Parker described its curriculum as standard for junior high and high school levels, with heavy emphasis on the Bile. The school keeps students for at least a year, and most range in age from about 12 to 18.

Inquiring Calls

A woman at the Independent Schools Association of the Central States in Downers Grove, Ill., said Mountain Park was not a member of the association.

But she recognized the name because, she said the association had received "many, many calls" form parents seeking information about the school over the last two years.

She said the association had never been able to get any information about Mountain Park either from the school itself or from nearby schools

The school has no connection with the Missouri Baptist Convention of the Southern Baptist Convention.

The convention's Jefferson City headquarters gets about one call a month from parents across the country, especially from California, inquiring about the boarding school's reputation, said Nina Patterson, a spokeswoman for the convention.

Several people wanted to know how much access parents had to their children at the school, she said.

Because it is private, Mountain Park Baptist Academy operates without any state supervision. Neither Missouri Department of Elementary and Secondary Education nor the Department of Social Services monitors the school in any way. The Department of Social Services has never placed any children there.

"And we do not have any prior reports of problems," said Deb Hendricks, a department spokeswoman.

The school never has advertised itself around Piedmont and even declined a request by the local newspaper to write a feature story after it opened. But when away from campus, Mountain Park students do seem to have left good impressions.

"I wish the young people of out church would behave that good all the time," said the Rev. Elmo Parker, whose church works closely with the school.

Testimonials About God

Parker said he was with Wills when Wills decided to buy the old cattle farm of the late Walter T. Hawkins.

"You would never dream anything like that would happen out there," Parker said. "But let's face it, they are dealing with young people with problems."

The students refer to the Willses as "mama and papa," Parker said.

Harold Moss owns a produce stand and delivers food to the school each week; he described the campus as spotless and the students well mannered. "It is always 'Yes, Sir. No, Sir,'" Moss said.

Pam Henson, a bank teller whose grandparents owned the farm, remembered seeing the school's hand bell choir perform at Patterson Baptist Church about two years ago.

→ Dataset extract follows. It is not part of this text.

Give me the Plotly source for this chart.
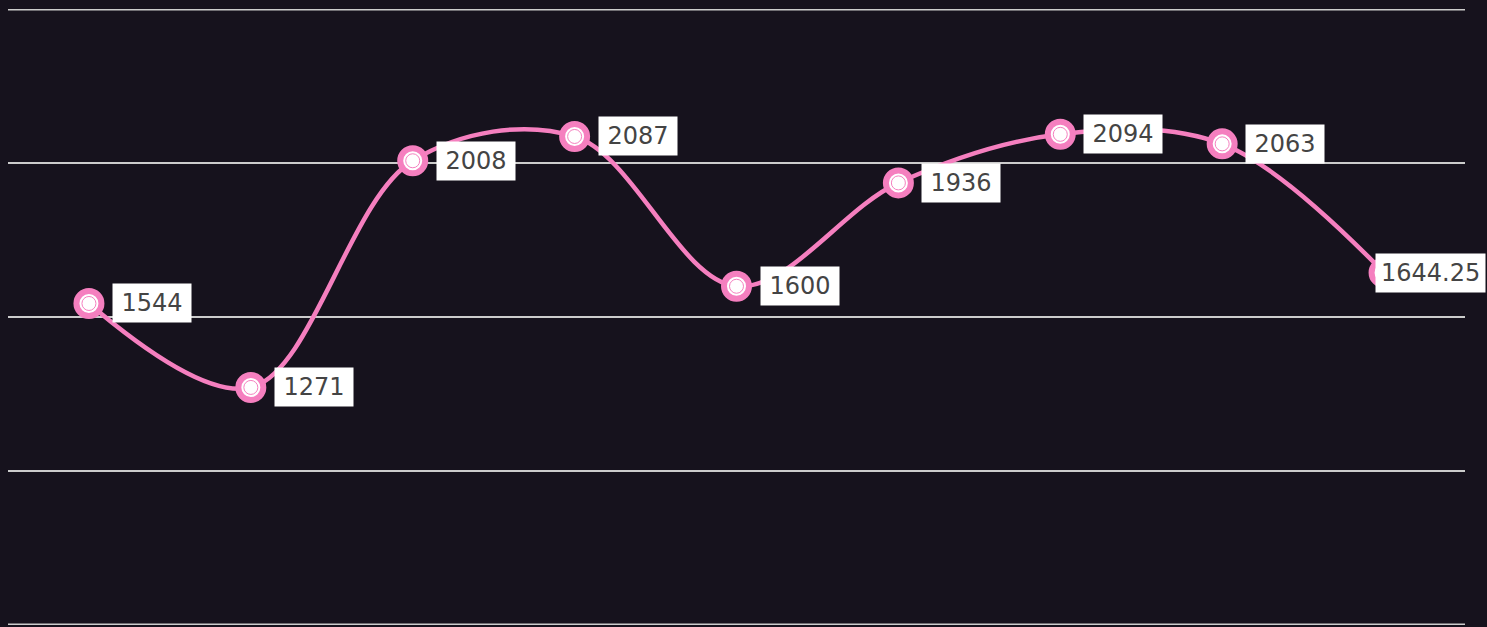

"The choir was well-practiced, and nobody spoke out of turn. Some of the kids gave testimonials about how God had turned their lives around and how the academy had given them a good place to live."

Henson noted, "They may show up there with blue or purple hair, but it doesn't stay that way long."

The campus is south of Missouri Highway 34 and is not visible from any road. On Wednesday, an unmarked blue and silver bus from the school blocked the private gravel lane.

Piedmont area residents describe the campus as resort like with a main building of cedar, an in-ground swimming pool and basketball courts. It has separate dormitories for boys and girls and separate buildings for classrooms, shop and other activities.

Larry Bruce, a Wayne County sheriff's deputy, said the department rarely receives any calls or complaints about Mountain Park Academy. Bruce said it had received perhaps five calls in five years for runaways and had linked car thefts to two of those cases.

On Wednesday, relatives made funeral arrangements for Futrelle in Wilmington, N.C.